Step 2: Create a Queue

A queue is the basis for using DLI. Before executing a SQL job, you need to create a queue.

  • DLI provides a preconfigured queue named default.

  • You can also create queues as needed.

    1. Log in to the DLI management console.

    2. In the left navigation pane of the DLI management console, choose SQL Editor.

    3. On the left pane, select the Queues tab, and click image1 next to Queues.

      For details, see Creating a Queue.

Step 3: Create a Database

Before querying data, create a database, for example, db1.

Note

The default database is a built-in database. You cannot create the default. database.

  1. In the left navigation pane of the DLI management console, choose SQL Editor.

  2. In the editing window on the right of the SQL Editor page, enter the following SQL statement and click Execute. Read and agree to the privacy agreement, and click OK.

    create database db1;
    

    After the database is successfully created, click image2 in the middle pane to refresh the database list. The new database db1 is displayed in the list.

    Note

    When you execute a query on the DLI management console for the first time, you need to read the privacy agreement. You can perform operations only after you agree to the agreement. For later queries, you will not need to read the privacy agreement again.

Step 4: Create a Table

After database db1 is created, create a table (for example, table1) containing data in the sample file obs://obs1/sampledata.csv stored on OBS in db1.
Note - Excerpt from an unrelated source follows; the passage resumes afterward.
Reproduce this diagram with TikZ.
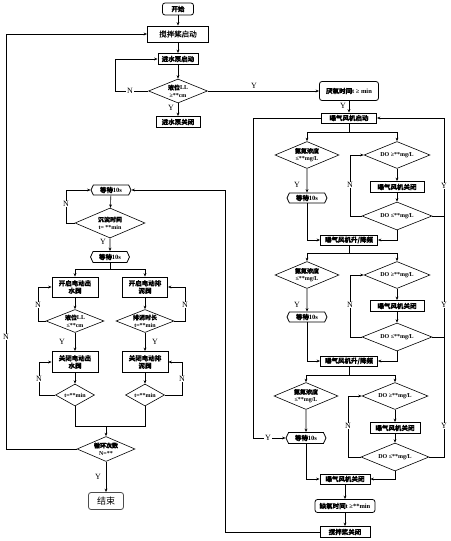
\documentclass[tikz,border=0pt]{standalone}
\usepackage{fontspec}
\setmainfont{Liberation Serif}
\newfontfamily\zh{Noto Sans CJK SC}[FakeBold=0.5]
\newfontfamily\zhr{Noto Sans CJK SC}
\usetikzlibrary{shapes.geometric,shapes.symbols,arrows.meta}
\begin{document}
\begin{tikzpicture}[x=1pt,y=-1pt,line width=0.6pt,
  arr/.style={-{Stealth[length=3.5pt,width=2.8pt]}},
  sz/.style 2 args={minimum width=#1pt,minimum height=#2pt},
  box/.style={draw,fill=white,line width=0.8pt,inner sep=0pt,align=center,
    font=\fontsize{6.5}{7.5}\selectfont\bfseries},
  rbox/.style={box,rounded corners=2.5pt},
  dia/.style={diamond,draw,fill=white,inner sep=0pt,line width=0.6pt},
  dl/.style={align=center,inner sep=0pt,font=\fontsize{6}{7.5}\selectfont\bfseries},
  wt/.style={box,signal,signal to=west and east,signal pointer angle=130},
  lbl/.style={fill=white,inner sep=0.8pt,font=\fontsize{8}{8}\selectfont},
  lbn/.style={inner sep=0.5pt,font=\fontsize{8}{8}\selectfont}]
\useasboundingbox (0,0) rectangle (450,541);

% ---------- top ----------
\node[rbox,sz={31}{12}] (start) at (178,9) {{\zh 开始}};
\node[box,sz={61}{16},font=\fontsize{7.5}{8}\selectfont] (stir) at (178,34) {{\zh 搅拌桨启动}};
\node[box,sz={40}{11}] (pump) at (178,59) {{\zh 进水泵启动}};
\node[dia,sz={59}{24},label={[dl]center:{{\zh 液位}LL\\≥**cm}}] (lvl) at (178,91) {};
\node[box,sz={44}{11}] (pumpoff) at (178,122) {{\zh 进水泵关闭}};

\draw[arr] (start) -- (stir);
\draw[arr] (stir) -- (pump);
\draw[arr] (pump) -- (lvl);
\draw[arr] (lvl) -- (pumpoff);
\draw[arr] (lvl.west) -- (115,91) |- (pump.west);
\node[lbl] at (130,91) {N};
\node[lbn] at (171,108) {Y};

% ---------- right column ----------
\node[rbox,sz={59}{19}] (anaer) at (349,91) {{\zh 厌氧时间}t ≥ min};
\node[box,sz={55}{10}] (aer) at (349,118) {{\zh 曝气风机启动}};
\draw[arr] (lvl.east) -- (anaer.west);
\node[lbn] at (254,86) {Y};
\draw[arr] (anaer) -- (aer);
\node[lbn] at (343,106) {Y};

\coordinate (br1) at (349,132);
\coordinate (br2) at (349,253);
\coordinate (br3) at (349,375);

% group 1
\node[dia,sz={64}{27},label={[dl]center:{{\zh 氨氮浓度}\\≤**mg/L}}] (amm1) at (307,155) {};
\node[dia,sz={66}{27},label={[dl]center:{DO ≥**mg/L}}] (doA1) at (397,155) {};
\node[box,sz={54}{11}] (off1) at (397,187) {{\zh 曝气风机关闭}};
\node[dia,sz={70}{28},label={[dl]center:{DO ≤**mg/L}}] (doB1) at (397,216) {};
\node[wt,sz={40}{10}] (wait1) at (307,198) {{\zh 等待}10s};
\node[box,sz={57}{10}] (freq1) at (349,240) {{\zh 曝气风机升/降频}};

% group 2
\node[dia,sz={64}{27},label={[dl]center:{{\zh 氨氮浓度}\\≤**mg/L}}] (amm2) at (307,275) {};
\node[dia,sz={66}{27},label={[dl]center:{DO ≥**mg/L}}] (doA2) at (397,275) {};
\node[box,sz={54}{11}] (off2) at (397,306) {{\zh 曝气风机关闭}};
\node[dia,sz={70}{28},label={[dl]center:{DO ≤**mg/L}}] (doB2) at (397,337) {};
\node[wt,sz={40}{10}] (wait2) at (307,317) {{\zh 等待}10s};
\node[box,sz={57}{10}] (freq2) at (349,361) {{\zh 曝气风机升/降频}};

% group 3
\node[dia,sz={64}{27},label={[dl]center:{{\zh 氨氮浓度}\\≤**mg/L}}] (amm3) at (306,396) {};
\node[dia,sz={66}{27},label={[dl]center:{DO ≥**mg/L}}] (doA3) at (395,396) {};
\node[box,sz={50}{11}] (off3) at (395,428) {{\zh 曝气风机关闭}};
\node[dia,sz={68}{28},label={[dl]center:{DO ≤**mg/L}}] (doB3) at (395,457) {};
\node[wt,sz={40}{11}] (wait3) at (306,438) {{\zh 等待}10s};

\node[box,sz={50}{10}] (aeroff) at (345,479) {{\zh 曝气风机关闭}};
\node[rbox,sz={60}{13}] (anox) at (345,506) {{\zh 缺氧时间}t ≥**min};
\node[box,sz={50}{11}] (stiroff) at (345,532) {{\zh 搅拌桨关闭}};

% group 1 connectors
\draw (aer) -- (br1);
\draw[arr] (br1) -| (amm1.north);
\draw[arr] (br1) -| (doA1.north);
\draw[arr] (amm1) -- (wait1);
\node[lbn] at (297,185) {Y};
\draw[arr] (doA1) -- (off1);
\draw[arr] (off1) -- (doB1);
\draw[arr] (doB1.west) -- (350,216) |- (doA1.west);
\node[lbl] at (350,185) {N};
\draw (doB1.east) -- (444,216);
\draw[arr] (wait1.south) |- (freq1.west);
\draw[arr] (doB1.south) |- (freq1.east);

% group 2 connectors
\draw (freq1) -- (br2);
\draw[arr] (br2) -| (amm2.north);
\draw[arr] (br2) -| (doA2.north);
\draw[arr] (amm2) -- (wait2);
\node[lbn] at (297,305) {Y};
\draw[arr] (doA2) -- (off2);
\draw[arr] (off2) -- (doB2);
\draw[arr] (doB2.west) -- (350,337) |- (doA2.west);
\node[lbl] at (350,305) {N};
\draw (doB2.east) -- (444,337);
\draw[arr] (wait2.south) |- (freq2.west);
\draw[arr] (doB2.south) |- (freq2.east);

% group 3 connectors
\draw (freq2) -- (br3);
\draw[arr] (br3) -| (amm3.north);
\draw[arr] (br3) -| (doA3.north);
\draw[arr] (amm3) -- (wait3);
\draw[arr] (doA3) -- (off3);
\draw[arr] (off3) -- (doB3);
\draw[arr] (doB3.west) -- (348,457) |- (doA3.west);
\node[lbl] at (348,426) {N};
\draw[arr] (doB3.east) -- (444,457) |- (aer.east);
\node[lbl] at (444,186) {Y};
\node[lbl] at (444,305) {Y};
\node[lbl] at (444,426) {Y};
\draw[arr] (aer.west) -- (253,118) |- (wait3.west);
\node[lbl] at (268,438) {Y};
\draw[arr] (wait3.south) |- (aeroff.west);
\draw[arr] (doB3.south) |- (aeroff.east);
\draw[arr] (aeroff) -- (anox);
\draw[arr] (anox) -- (stiroff);

% ---------- left column ----------
\node[wt,sz={40}{10}] (waitT) at (111,190) {{\zh 等待}10s};
\node[dia,sz={70}{30},label={[dl]center:{{\zh 沉淀时间}\\t= **min}}] (settle) at (110,223) {};
\node[wt,sz={39}{11}] (waitM) at (110,257) {{\zh 等待}10s};
\coordinate (brL) at (110,269);
\node[box,sz={46}{20}] (openOut) at (75,287) {{\zh 开启电动出}\\{\zh 水阀}};
\node[box,sz={45}{20}] (openMud) at (145,287) {{\zh 开启电动排}\\{\zh 泥阀}};
\node[dia,sz={58}{23},label={[dl]center:{{\zh 液位}LL\\≤**cm}}] (lvl2) at (75,321) {};
\node[dia,sz={58}{23},label={[dl]center:{{\zh 排泥时长}\\t=**min}}] (mud) at (145,321) {};
\node[box,sz={46}{21}] (closeOut) at (75,362) {{\zh 关闭电动出}\\{\zh 水阀}};
\node[box,sz={46}{21}] (closeMud) at (145,362) {{\zh 关闭电动排}\\{\zh 泥阀}};
\node[dia,sz={39}{22},label={[dl]center:{t=**min}}] (t1) at (75,395) {};
\node[dia,sz={39}{22},label={[dl]center:{t=**min}}] (t2) at (145,395) {};
\coordinate (mrg) at (106,426);
\node[dia,sz={58}{25},label={[dl]center:{{\zh 循环次数}\\N=**}}] (cycle) at (106,449) {};
\node[rbox,sz={35}{17},draw=black!70,font=\fontsize{9}{9}\selectfont] (end) at (106,501) {{\zhr 结束}};

\draw[arr] (stiroff.west) -- (225,532) |- (waitT.east);
\draw[arr] (waitT) -- (settle);
\draw[arr] (settle.west) -- (66,223) |- (waitT.west);
\node[lbl] at (66,204) {N};
\draw[arr] (settle) -- (waitM);
\node[lbn] at (103,242) {Y};
\draw (waitM) -- (brL);
\draw[arr] (brL) -| (openOut.north);
\draw[arr] (brL) -| (openMud.north);
\draw[arr] (openOut) -- (lvl2);
\draw[arr] (openMud) -- (mud);
\draw[arr] (lvl2.west) -- (38,321) |- (openOut.west);
\node[lbl] at (38,305) {N};
\draw[arr] (mud.east) -- (185,321) |- (openMud.east);
\node[lbl] at (185,305) {N};
\draw[arr] (lvl2) -- (closeOut);
\node[lbn] at (62,342) {Y};
\draw[arr] (mud) -- (closeMud);
\node[lbn] at (155,342) {Y};
\draw[arr] (closeOut) -- (t1);
\draw[arr] (closeMud) -- (t2);
\draw[arr] (t1.west) -- (39,395) |- (closeOut.west);
\node[lbl] at (39,379) {N};
\draw[arr] (t2.east) -- (182,395) |- (closeMud.east);
\node[lbl] at (182,379) {N};
\draw (t1.south) |- (mrg);
\draw (t2.south) |- (mrg);
\draw[arr] (mrg) -- (cycle.north);
\draw[arr] (cycle) -- (end);
\node[lbn] at (98,477) {Y};
\draw[arr] (cycle.west) -- (6,449) |- (stir.west);
\node[lbl] at (6,337) {N};
\end{tikzpicture}
\end{document}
  1. In the SQL editing window of the SQL Editor page, select the default queue and database db1.

  2. Enter the following SQL statement in the job editor window and click Execute:

    create table table1 (id int, name string) using csv options (path 'obs://obs1/sampledata.csv');
    

    After the table is successfully created, click the Databases tab then db1. The created table table1 is displayed in the table list.

Step 5: Query Data

After performing the preceding steps, you can start querying data.

  1. In the Table tab on the SQL Editor page, double-click the created table table1. The SQL statement is automatically displayed in the SQL job editing window in the right pane. Run following statement to query 1,000 records in the table1 table:

    select * from db1.table1 limit 1000;
    
  2. Click Execute. The system starts the query.

    After the SQL statement is successfully executed or fails to be executed, you can view the query result on the View Result tab under the SQL job editing window.